• Directive: Can you write out all the lines word for word, with no pictures?

════════════════

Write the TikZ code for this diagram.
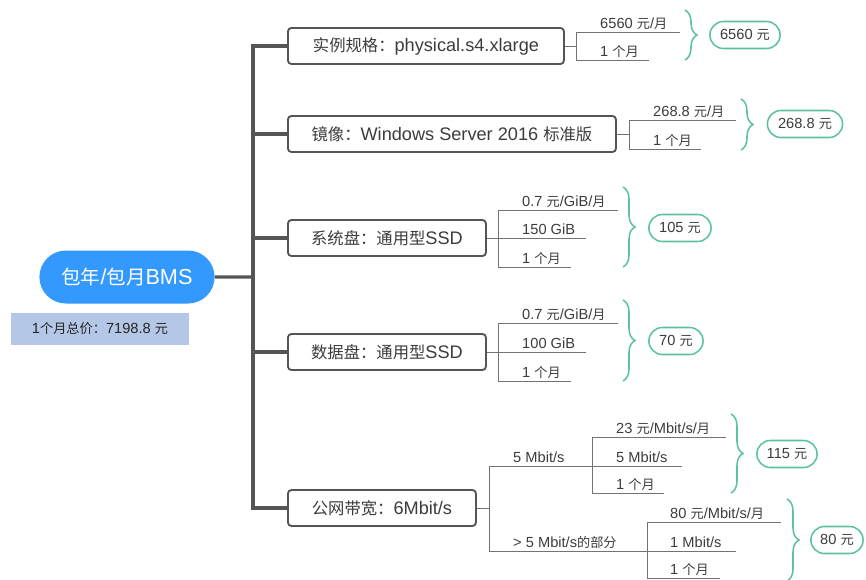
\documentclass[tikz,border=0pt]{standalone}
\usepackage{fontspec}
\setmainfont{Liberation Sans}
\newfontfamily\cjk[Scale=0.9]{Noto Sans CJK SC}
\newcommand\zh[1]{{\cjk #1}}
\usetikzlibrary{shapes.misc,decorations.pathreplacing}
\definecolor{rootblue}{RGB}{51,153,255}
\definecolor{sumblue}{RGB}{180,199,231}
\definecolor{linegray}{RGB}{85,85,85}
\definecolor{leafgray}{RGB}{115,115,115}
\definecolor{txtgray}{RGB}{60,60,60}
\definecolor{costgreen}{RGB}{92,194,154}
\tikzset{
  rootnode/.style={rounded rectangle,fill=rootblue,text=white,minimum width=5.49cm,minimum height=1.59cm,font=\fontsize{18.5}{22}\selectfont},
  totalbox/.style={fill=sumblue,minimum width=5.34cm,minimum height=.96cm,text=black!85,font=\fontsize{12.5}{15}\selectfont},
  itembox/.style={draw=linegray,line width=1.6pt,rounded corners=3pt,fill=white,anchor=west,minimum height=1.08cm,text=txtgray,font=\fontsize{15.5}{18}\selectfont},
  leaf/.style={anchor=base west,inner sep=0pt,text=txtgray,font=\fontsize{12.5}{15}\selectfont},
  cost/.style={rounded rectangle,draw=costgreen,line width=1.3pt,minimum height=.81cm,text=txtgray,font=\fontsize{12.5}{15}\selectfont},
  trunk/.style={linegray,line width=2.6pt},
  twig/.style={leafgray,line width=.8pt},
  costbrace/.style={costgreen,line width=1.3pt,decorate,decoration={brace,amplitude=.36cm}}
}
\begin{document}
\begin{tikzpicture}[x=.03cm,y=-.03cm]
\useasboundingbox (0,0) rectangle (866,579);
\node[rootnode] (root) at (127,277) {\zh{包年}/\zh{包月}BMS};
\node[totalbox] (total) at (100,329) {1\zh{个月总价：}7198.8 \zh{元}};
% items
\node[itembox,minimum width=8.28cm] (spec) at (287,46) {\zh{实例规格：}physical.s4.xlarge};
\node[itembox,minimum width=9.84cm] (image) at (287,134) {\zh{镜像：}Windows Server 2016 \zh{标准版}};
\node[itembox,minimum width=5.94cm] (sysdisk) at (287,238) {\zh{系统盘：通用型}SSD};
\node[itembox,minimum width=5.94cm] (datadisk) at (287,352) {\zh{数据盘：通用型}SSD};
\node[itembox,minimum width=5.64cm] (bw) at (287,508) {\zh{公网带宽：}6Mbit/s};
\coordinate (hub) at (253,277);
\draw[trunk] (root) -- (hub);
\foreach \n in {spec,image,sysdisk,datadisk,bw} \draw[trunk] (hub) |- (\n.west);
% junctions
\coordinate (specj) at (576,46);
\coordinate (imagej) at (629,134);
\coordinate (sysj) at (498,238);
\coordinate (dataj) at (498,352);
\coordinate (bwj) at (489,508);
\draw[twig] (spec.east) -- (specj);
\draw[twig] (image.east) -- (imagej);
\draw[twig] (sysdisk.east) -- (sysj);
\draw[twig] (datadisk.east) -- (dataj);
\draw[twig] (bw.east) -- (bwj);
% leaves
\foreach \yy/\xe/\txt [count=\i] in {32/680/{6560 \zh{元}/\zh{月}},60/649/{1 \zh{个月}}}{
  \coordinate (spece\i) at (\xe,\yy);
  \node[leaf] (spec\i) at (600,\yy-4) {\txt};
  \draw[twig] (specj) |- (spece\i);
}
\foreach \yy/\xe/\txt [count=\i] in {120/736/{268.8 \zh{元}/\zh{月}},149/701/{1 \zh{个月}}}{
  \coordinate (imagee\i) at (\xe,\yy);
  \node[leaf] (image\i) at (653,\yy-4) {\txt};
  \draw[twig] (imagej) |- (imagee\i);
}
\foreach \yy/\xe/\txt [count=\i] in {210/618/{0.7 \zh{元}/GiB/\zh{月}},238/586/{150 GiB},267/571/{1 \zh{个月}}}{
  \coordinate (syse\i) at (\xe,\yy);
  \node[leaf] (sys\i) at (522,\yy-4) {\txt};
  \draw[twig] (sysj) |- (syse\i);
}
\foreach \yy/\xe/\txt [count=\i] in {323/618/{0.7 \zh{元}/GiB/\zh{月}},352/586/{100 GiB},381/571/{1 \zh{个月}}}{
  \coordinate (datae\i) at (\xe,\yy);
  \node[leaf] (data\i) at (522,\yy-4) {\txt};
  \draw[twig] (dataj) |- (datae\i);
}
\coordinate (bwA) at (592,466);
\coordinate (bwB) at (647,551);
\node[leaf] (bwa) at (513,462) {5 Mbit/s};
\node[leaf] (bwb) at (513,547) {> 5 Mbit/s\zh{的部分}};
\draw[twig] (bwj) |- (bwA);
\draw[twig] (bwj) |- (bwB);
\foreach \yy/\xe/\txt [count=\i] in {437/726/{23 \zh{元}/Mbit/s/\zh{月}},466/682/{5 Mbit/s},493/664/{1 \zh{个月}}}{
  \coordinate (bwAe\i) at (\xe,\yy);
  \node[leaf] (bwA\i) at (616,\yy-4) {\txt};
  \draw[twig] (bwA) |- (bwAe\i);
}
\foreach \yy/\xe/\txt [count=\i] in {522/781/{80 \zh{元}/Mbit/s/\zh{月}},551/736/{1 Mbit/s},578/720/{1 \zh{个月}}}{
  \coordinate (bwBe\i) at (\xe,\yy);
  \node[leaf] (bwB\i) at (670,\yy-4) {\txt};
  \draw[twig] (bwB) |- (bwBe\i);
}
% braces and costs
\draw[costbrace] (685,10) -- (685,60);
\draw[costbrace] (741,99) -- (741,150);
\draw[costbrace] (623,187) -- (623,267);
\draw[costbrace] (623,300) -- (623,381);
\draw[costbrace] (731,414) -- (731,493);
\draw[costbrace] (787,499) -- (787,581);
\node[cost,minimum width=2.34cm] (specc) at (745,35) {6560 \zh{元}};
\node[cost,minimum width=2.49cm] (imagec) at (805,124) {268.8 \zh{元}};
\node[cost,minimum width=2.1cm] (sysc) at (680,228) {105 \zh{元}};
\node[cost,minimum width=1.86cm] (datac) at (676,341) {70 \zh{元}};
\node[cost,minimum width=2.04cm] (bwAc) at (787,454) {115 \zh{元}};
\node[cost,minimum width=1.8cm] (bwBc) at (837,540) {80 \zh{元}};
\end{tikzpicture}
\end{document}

════════════════

• Written solution:
Write the TikZ code for this diagram.
\documentclass[tikz,border=0pt]{standalone}
\usepackage{fontspec}
\setmainfont{Liberation Sans}
\newfontfamily\cjk[Scale=0.9]{Noto Sans CJK SC}
\newcommand\zh[1]{{\cjk #1}}
\usetikzlibrary{shapes.misc,decorations.pathreplacing}
\definecolor{rootblue}{RGB}{51,153,255}
\definecolor{sumblue}{RGB}{180,199,231}
\definecolor{linegray}{RGB}{85,85,85}
\definecolor{leafgray}{RGB}{115,115,115}
\definecolor{txtgray}{RGB}{60,60,60}
\definecolor{costgreen}{RGB}{92,194,154}
\tikzset{
  rootnode/.style={rounded rectangle,fill=rootblue,text=white,minimum width=5.49cm,minimum height=1.59cm,font=\fontsize{18.5}{22}\selectfont},
  totalbox/.style={fill=sumblue,minimum width=5.34cm,minimum height=.96cm,text=black!85,font=\fontsize{12.5}{15}\selectfont},
  itembox/.style={draw=linegray,line width=1.6pt,rounded corners=3pt,fill=white,anchor=west,minimum height=1.08cm,text=txtgray,font=\fontsize{15.5}{18}\selectfont},
  leaf/.style={anchor=base west,inner sep=0pt,text=txtgray,font=\fontsize{12.5}{15}\selectfont},
  cost/.style={rounded rectangle,draw=costgreen,line width=1.3pt,minimum height=.81cm,text=txtgray,font=\fontsize{12.5}{15}\selectfont},
  trunk/.style={linegray,line width=2.6pt},
  twig/.style={leafgray,line width=.8pt},
  costbrace/.style={costgreen,line width=1.3pt,decorate,decoration={brace,amplitude=.36cm}}
}
\begin{document}
\begin{tikzpicture}[x=.03cm,y=-.03cm]
\useasboundingbox (0,0) rectangle (866,579);
\node[rootnode] (root) at (127,277) {\zh{包年}/\zh{包月}BMS};
\node[totalbox] (total) at (100,329) {1\zh{个月总价：}7198.8 \zh{元}};
% items
\node[itembox,minimum width=8.28cm] (spec) at (287,46) {\zh{实例规格：}physical.s4.xlarge};
\node[itembox,minimum width=9.84cm] (image) at (287,134) {\zh{镜像：}Windows Server 2016 \zh{标准版}};
\node[itembox,minimum width=5.94cm] (sysdisk) at (287,238) {\zh{系统盘：通用型}SSD};
\node[itembox,minimum width=5.94cm] (datadisk) at (287,352) {\zh{数据盘：通用型}SSD};
\node[itembox,minimum width=5.64cm] (bw) at (287,508) {\zh{公网带宽：}6Mbit/s};
\coordinate (hub) at (253,277);
\draw[trunk] (root) -- (hub);
\foreach \n in {spec,image,sysdisk,datadisk,bw} \draw[trunk] (hub) |- (\n.west);
% junctions
\coordinate (specj) at (576,46);
\coordinate (imagej) at (629,134);
\coordinate (sysj) at (498,238);
\coordinate (dataj) at (498,352);
\coordinate (bwj) at (489,508);
\draw[twig] (spec.east) -- (specj);
\draw[twig] (image.east) -- (imagej);
\draw[twig] (sysdisk.east) -- (sysj);
\draw[twig] (datadisk.east) -- (dataj);
\draw[twig] (bw.east) -- (bwj);
% leaves
\foreach \yy/\xe/\txt [count=\i] in {32/680/{6560 \zh{元}/\zh{月}},60/649/{1 \zh{个月}}}{
  \coordinate (spece\i) at (\xe,\yy);
  \node[leaf] (spec\i) at (600,\yy-4) {\txt};
  \draw[twig] (specj) |- (spece\i);
}
\foreach \yy/\xe/\txt [count=\i] in {120/736/{268.8 \zh{元}/\zh{月}},149/701/{1 \zh{个月}}}{
  \coordinate (imagee\i) at (\xe,\yy);
  \node[leaf] (image\i) at (653,\yy-4) {\txt};
  \draw[twig] (imagej) |- (imagee\i);
}
\foreach \yy/\xe/\txt [count=\i] in {210/618/{0.7 \zh{元}/GiB/\zh{月}},238/586/{150 GiB},267/571/{1 \zh{个月}}}{
  \coordinate (syse\i) at (\xe,\yy);
  \node[leaf] (sys\i) at (522,\yy-4) {\txt};
  \draw[twig] (sysj) |- (syse\i);
}
\foreach \yy/\xe/\txt [count=\i] in {323/618/{0.7 \zh{元}/GiB/\zh{月}},352/586/{100 GiB},381/571/{1 \zh{个月}}}{
  \coordinate (datae\i) at (\xe,\yy);
  \node[leaf] (data\i) at (522,\yy-4) {\txt};
  \draw[twig] (dataj) |- (datae\i);
}
\coordinate (bwA) at (592,466);
\coordinate (bwB) at (647,551);
\node[leaf] (bwa) at (513,462) {5 Mbit/s};
\node[leaf] (bwb) at (513,547) {> 5 Mbit/s\zh{的部分}};
\draw[twig] (bwj) |- (bwA);
\draw[twig] (bwj) |- (bwB);
\foreach \yy/\xe/\txt [count=\i] in {437/726/{23 \zh{元}/Mbit/s/\zh{月}},466/682/{5 Mbit/s},493/664/{1 \zh{个月}}}{
  \coordinate (bwAe\i) at (\xe,\yy);
  \node[leaf] (bwA\i) at (616,\yy-4) {\txt};
  \draw[twig] (bwA) |- (bwAe\i);
}
\foreach \yy/\xe/\txt [count=\i] in {522/781/{80 \zh{元}/Mbit/s/\zh{月}},551/736/{1 Mbit/s},578/720/{1 \zh{个月}}}{
  \coordinate (bwBe\i) at (\xe,\yy);
  \node[leaf] (bwB\i) at (670,\yy-4) {\txt};
  \draw[twig] (bwB) |- (bwBe\i);
}
% braces and costs
\draw[costbrace] (685,10) -- (685,60);
\draw[costbrace] (741,99) -- (741,150);
\draw[costbrace] (623,187) -- (623,267);
\draw[costbrace] (623,300) -- (623,381);
\draw[costbrace] (731,414) -- (731,493);
\draw[costbrace] (787,499) -- (787,581);
\node[cost,minimum width=2.34cm] (specc) at (745,35) {6560 \zh{元}};
\node[cost,minimum width=2.49cm] (imagec) at (805,124) {268.8 \zh{元}};
\node[cost,minimum width=2.1cm] (sysc) at (680,228) {105 \zh{元}};
\node[cost,minimum width=1.86cm] (datac) at (676,341) {70 \zh{元}};
\node[cost,minimum width=2.04cm] (bwAc) at (787,454) {115 \zh{元}};
\node[cost,minimum width=1.8cm] (bwBc) at (837,540) {80 \zh{元}};
\end{tikzpicture}
\end{document}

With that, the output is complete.